The second vibration system 30 is disposed on the side of the magnetic circuit system 40 away from the first vibration system 20 with space. The second vibration system 30 includes a second diaphragm 3, which is fixedly supported on the magnetic circuit system 40, a second voice coil 301 that drive the second diaphragm 3 to vibrate and produce sound and a second skeleton 4.
The magnetic circuit system 40 includes a magnetic yoke 5, a primary magnet group respectively fixed on the magnetic yoke 5 near the first diaphragm 1 side, an auxiliary magnet group 7 surrounding the primary magnet group 6.
The magnetic yoke 5 is annular. The second diaphragm 3 is spaced apart from the magnetic yoke 5.
The primary magnet group 6 includes a primary magnet 61 which is annular, a main pole plate 62 covered and fixed on the side of the primary magnet 61 away from the magnetic yoke 5. The inner wall of the primary magnet 61 and the inner wall of the magnetic yoke 5 together form an inner cavity 402.
The magnetic circuit system 40 includes a first magnetic gap 401 and a second magnetic gap 403. The first magnetic gap 401 is arranged around the second magnetic gap 403. In this embodiment, a second magnetic gap 403 is provided on the side of the magnetic circuit system 40 away from the first vibration system 20. Specifically, the main pole plate 62 includes a main pole plate body 621 fixed on the primary magnet 61, and a protruding part of the main pole plate 622 extending from the inner periphery of the main pole plate body 621 to the inner cavity 402 by bending. The primary magnet 61 and the magnetic yoke 5 jointly surrounding the protruding part of the main pole plate 622, and together with the protruding part of the main pole plate 622 form the second magnetic gap 403 with an opening facing the second vibration system 30. The second voice coil 301 is inserted in the second magnetic gap 403 and drives the second diaphragm 3 to vibrate and sound, so that the second vibration system 30 and the magnetic circuit system 40 form a high-pitch speaker, it is realized that the sounding device 100 provides a high-pitched sound effect function and can be used as the receiver, so that the circuit 200 has a simple structure and is widely used.
The auxiliary magnet group 7 is spaced from the primary magnet group 6 to form the first magnetic gap 401. The first voice coil 201 is inserted into the first magnetic gap 401 and drives the first diaphragm 1 to vibrate and produce sound.
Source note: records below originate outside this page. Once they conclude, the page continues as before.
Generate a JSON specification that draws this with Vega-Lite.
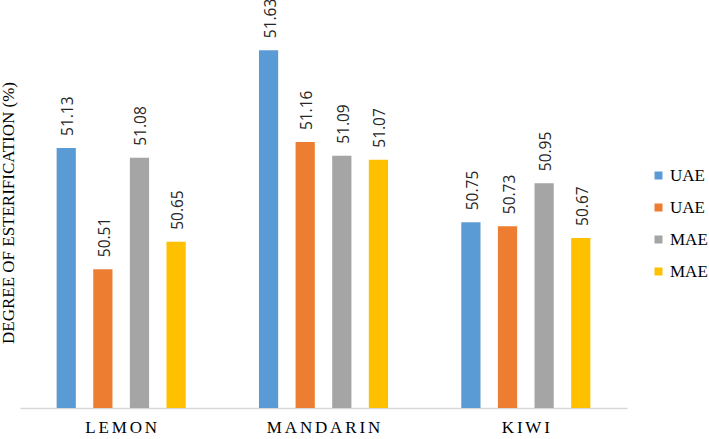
{
  "$schema": "https://vega.github.io/schema/vega-lite/v6.json",
  "width": 607,
  "height": 391,
  "autosize": {"type": "none"},
  "padding": {"left": 20, "top": 17, "right": 82, "bottom": 31},
  "background": "white",
  "config": {"view": {"stroke": null}},
  "data": {
    "values": [
      {"fruit": "LEMON", "series": "UAE_1", "value": 51.13},
      {"fruit": "LEMON", "series": "UAE_2", "value": 50.51},
      {"fruit": "LEMON", "series": "MAE_1", "value": 51.08},
      {"fruit": "LEMON", "series": "MAE_2", "value": 50.65},
      {"fruit": "MANDARIN", "series": "UAE_1", "value": 51.63},
      {"fruit": "MANDARIN", "series": "UAE_2", "value": 51.16},
      {"fruit": "MANDARIN", "series": "MAE_1", "value": 51.09},
      {"fruit": "MANDARIN", "series": "MAE_2", "value": 51.07},
      {"fruit": "KIWI", "series": "UAE_1", "value": 50.75},
      {"fruit": "KIWI", "series": "UAE_2", "value": 50.73},
      {"fruit": "KIWI", "series": "MAE_1", "value": 50.95},
      {"fruit": "KIWI", "series": "MAE_2", "value": 50.67}
    ]
  },
  "encoding": {
    "x": {
      "field": "fruit",
      "type": "nominal",
      "sort": ["LEMON", "MANDARIN", "KIWI"],
      "scale": {"paddingInner": 0, "paddingOuter": 0},
      "axis": {
        "title": null,
        "labelAngle": 0,
        "ticks": false,
        "grid": false,
        "domainColor": "#d9d9d9",
        "domainWidth": 1.5,
        "labelFont": "Liberation Serif",
        "labelFontSize": 17,
        "labelColor": "#000000",
        "labelPadding": 11,
        "labelExpr": "join(split(datum.label, ''), '\u2006')"
      }
    },
    "xOffset": {
      "field": "series",
      "type": "nominal",
      "sort": ["UAE_1", "UAE_2", "MAE_1", "MAE_2"],
      "scale": {"paddingInner": 0.475, "paddingOuter": 1.18}
    },
    "y": {
      "field": "value",
      "type": "quantitative",
      "scale": {"domain": [49.8, 51.8], "zero": false, "nice": false},
      "axis": {
        "title": "DEGREE OF ESTERIFICATION (%)",
        "labels": false,
        "ticks": false,
        "domain": false,
        "grid": false,
        "titleFont": "Liberation Serif",
        "titleFontSize": 17,
        "titleFontWeight": "normal",
        "titleColor": "#000000",
        "titlePadding": 3
      }
    }
  },
  "layer": [
    {
      "mark": {"type": "bar"},
      "encoding": {
        "y2": {"datum": 49.8},
        "color": {
          "field": "series",
          "type": "nominal",
          "scale": {
            "domain": ["UAE_1", "UAE_2", "MAE_1", "MAE_2"],
            "range": ["#5B9BD5", "#ED7D31", "#A5A5A5", "#FFC000"]
          },
          "legend": {
            "title": null,
            "orient": "none",
            "legendX": 630,
            "legendY": 150,
            "symbolType": "square",
            "symbolSize": 64,
            "symbolStrokeWidth": 0,
            "labelFont": "Liberation Serif",
            "labelFontSize": 17,
            "labelColor": "#000000",
            "labelOffset": 3,
            "rowPadding": 14,
            "padding": 0,
            "labelExpr": "split(datum.label, '_')[0]"
          }
        }
      }
    },
    {
      "mark": {
        "type": "text",
        "angle": 270,
        "align": "left",
        "baseline": "middle",
        "dx": 12,
        "dy": 2,
        "font": "Open Sans",
        "fontSize": 15.5,
        "color": "#262626"
      },
      "encoding": {
        "text": {"field": "value", "type": "quantitative", "format": ".2f"}
      }
    }
  ]
}
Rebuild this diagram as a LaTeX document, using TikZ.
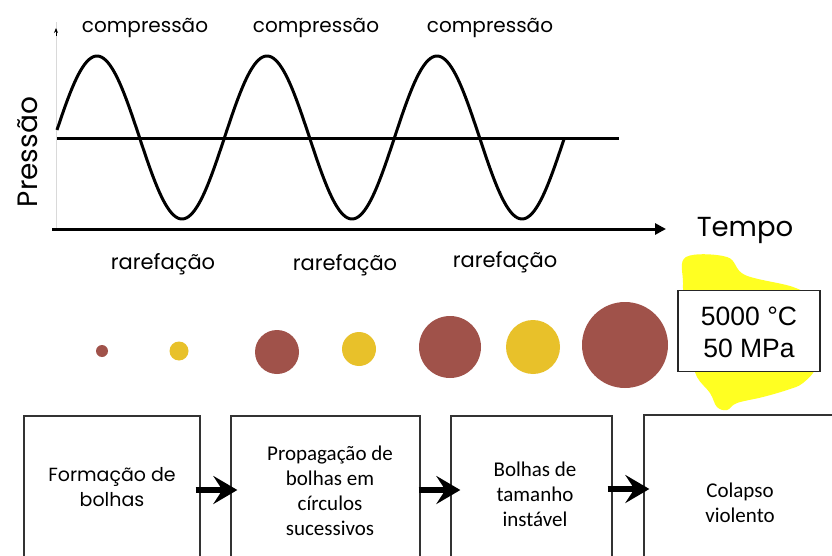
\documentclass[tikz,border=0pt]{standalone}
\usepackage{fontspec}
\setmainfont{Poppins}
\newfontfamily\calib{Carlito}
\newfontfamily\arial{Liberation Sans}
\usetikzlibrary{arrows.meta}
\definecolor{bubred}{HTML}{A0524A}
\definecolor{bubyel}{HTML}{E8C12A}
\definecolor{hilite}{HTML}{FFFF22}
\tikzset{
  wave/.style={line width=3pt, line join=round},
  clbl/.style={font=\fontsize{20}{22}\selectfont, inner sep=0pt},
  rlbl/.style={font=\fontsize{21}{22}\selectfont, inner sep=0pt},
  redb/.style={circle, fill=bubred, inner sep=0pt},
  yelb/.style={circle, fill=bubyel, inner sep=0pt},
  stagebox/.style={draw=black!80, line width=1.3pt, inner sep=0pt},
  boxtxt/.style={font=\calib\fontsize{21}{25}\selectfont, align=center, inner sep=0pt},
  bigarrow/.style={line width=6pt, -{Stealth[length=24pt 0 0,width=28pt 0 0,inset=9pt 0]}},
}
\begin{document}
\begin{tikzpicture}[x=1pt,y=-1pt]
\useasboundingbox (0,0) rectangle (832,556);
\clip (0,0) rectangle (832,556);
\fill[white] (0,0) rectangle (832,556);
% axes
\coordinate (ytop) at (56,22);
\coordinate (ybot) at (56,229);
\draw[black!15, line width=1pt] (ybot) -- (ytop);
\draw[black, line width=1pt, -{Stealth[length=5pt,width=4pt]}] (56,36) -- (56,28);
\coordinate (xstart) at (52,229);
\coordinate (xend) at (666,229);
\draw[line width=3pt, -{Triangle[length=11pt,width=11pt]}] (xstart) -- (xend);
\coordinate (mstart) at (57,139);
\coordinate (mend) at (619,139);
\draw[line width=3pt] (mstart) -- (mend);
% sine wave
\draw[wave] plot[domain=57:564, samples=240, smooth] (\x, {137.5-81.5*sin(2.117647*(\x-54.5))});
% labels
\node[clbl] (c1) at (145,28) {compressão};
\node[clbl] (c2) at (316,28) {compressão};
\node[clbl] (c3) at (490,28) {compressão};
\node[rlbl] (r1) at (163,264) {rarefação};
\node[rlbl] (r2) at (345,265) {rarefação};
\node[rlbl] (r3) at (505,262) {rarefação};
\node[font=\fontsize{28}{30}\selectfont, rotate=90, inner sep=0pt] (pres) at (28,152) {Pressão};
\node[font=\fontsize{27.5}{30}\selectfont, inner sep=0pt] (tempo) at (745,230) {Tempo};
% bubbles
\node[redb, minimum size=12pt] (b1) at (102,351) {};
\node[yelb, minimum size=19pt] (b2) at (179,351) {};
\node[redb, minimum size=44pt] (b3) at (277,352) {};
\node[yelb, minimum size=34pt] (b4) at (359,349) {};
\node[redb, minimum size=62pt] (b5) at (450,347) {};
\node[yelb, minimum size=54pt] (b6) at (533,347) {};
\node[redb, minimum size=86pt] (b7) at (625,345) {};
% yellow highlight
\fill[hilite] plot[smooth cycle, tension=0.6] coordinates {
  (686,257) (727,257) (745,275) (793,287) (812,300) (820,330) (817,365)
  (803,383) (787,390) (763,397) (737,403) (727,410) (717,407) (710,393)
  (697,377) (692,357) (685,317) (683,283)};
\node[draw=black!85, line width=1.3pt, fill=white, minimum width=142pt, minimum height=81pt, inner sep=0pt] (tbox) at (749,331) {};
\node[font=\arial\fontsize{26.5}{32}\selectfont, align=center, inner sep=0pt] (ttxt) at (749,332) {5000 °C\\50 MPa};
% stage boxes
\node[stagebox, minimum width=176pt, minimum height=160pt] (s1) at (112,496) {};
\node[stagebox, minimum width=189pt, minimum height=160pt] (s2) at (325.5,496) {};
\node[stagebox, minimum width=161pt, minimum height=160pt] (s3) at (531.5,496) {};
\node[stagebox, minimum width=200pt, minimum height=162pt] (s4) at (744,496) {};
\node[font=\fontsize{19}{25}\selectfont, align=center, inner sep=0pt] (t1) at (112,487) {Formação de\\bolhas};
\node[boxtxt] (t2) at (330,491) {Propagação de\\bolhas em\\círculos\\sucessivos};
\node[boxtxt] (t3) at (535,494) {Bolhas de\\tamanho\\instável};
\node[boxtxt] (t4) at (740,503) {Colapso\\violento};
% arrows
\draw[bigarrow] ([xshift=-5pt,yshift=6pt]s1.east) -- ([xshift=7pt,yshift=6pt]s2.west);
\draw[bigarrow] ([xshift=-2pt,yshift=6pt]s2.east) -- ([xshift=10pt,yshift=6pt]s3.west);
\draw[bigarrow] ([xshift=-5pt,yshift=7pt]s3.east) -- ([xshift=6pt,yshift=7pt]s4.west);
\end{tikzpicture}
\end{document}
This structure enables the first voice coil 201 of the first vibration system 20 to be inserted into the first magnetic gap 401 and drive the first diaphragm 1 to vibrate to emit low-frequency sound, so that the first vibration system 20 and the magnetic circuit system 40 form a low-pitch speaker. It is realized that the sounding device 100 provides a bass sound effect function, so that the circuit 200 has good acoustic performance and is widely used.
The second diaphragm 3 and the first diaphragm 1 are respectively disposed on opposite sides of the sounding device 100. The second voice coil 301 and the first voice coil 201 are coaxially arranged. This structure allows the second vibration system 30 of the formed high pitch speaker to be disposed on the opposite side of the first vibration system 20 of the formed low pitch speaker to generate sound. This structure enables the first vibration system 20 and the second vibration system 30 to achieve coaxial full-band sound, so that the sounding device 100 of the present invention has good acoustic performance. When the second vibration system 30 and the magnetic circuit system 40 of the sounding device 100 of the present invention are applied to form the high pitch speaker as the receiver, the low pitch speaker formed by the first vibration system 20 and the magnetic circuit system 40 can be used as the anti-phase muffler. Meanwhile, the circuit 200 of the present invention only needs a power amplifier to realize various application functions, so that the circuit 200 has a simple structure and is widely used.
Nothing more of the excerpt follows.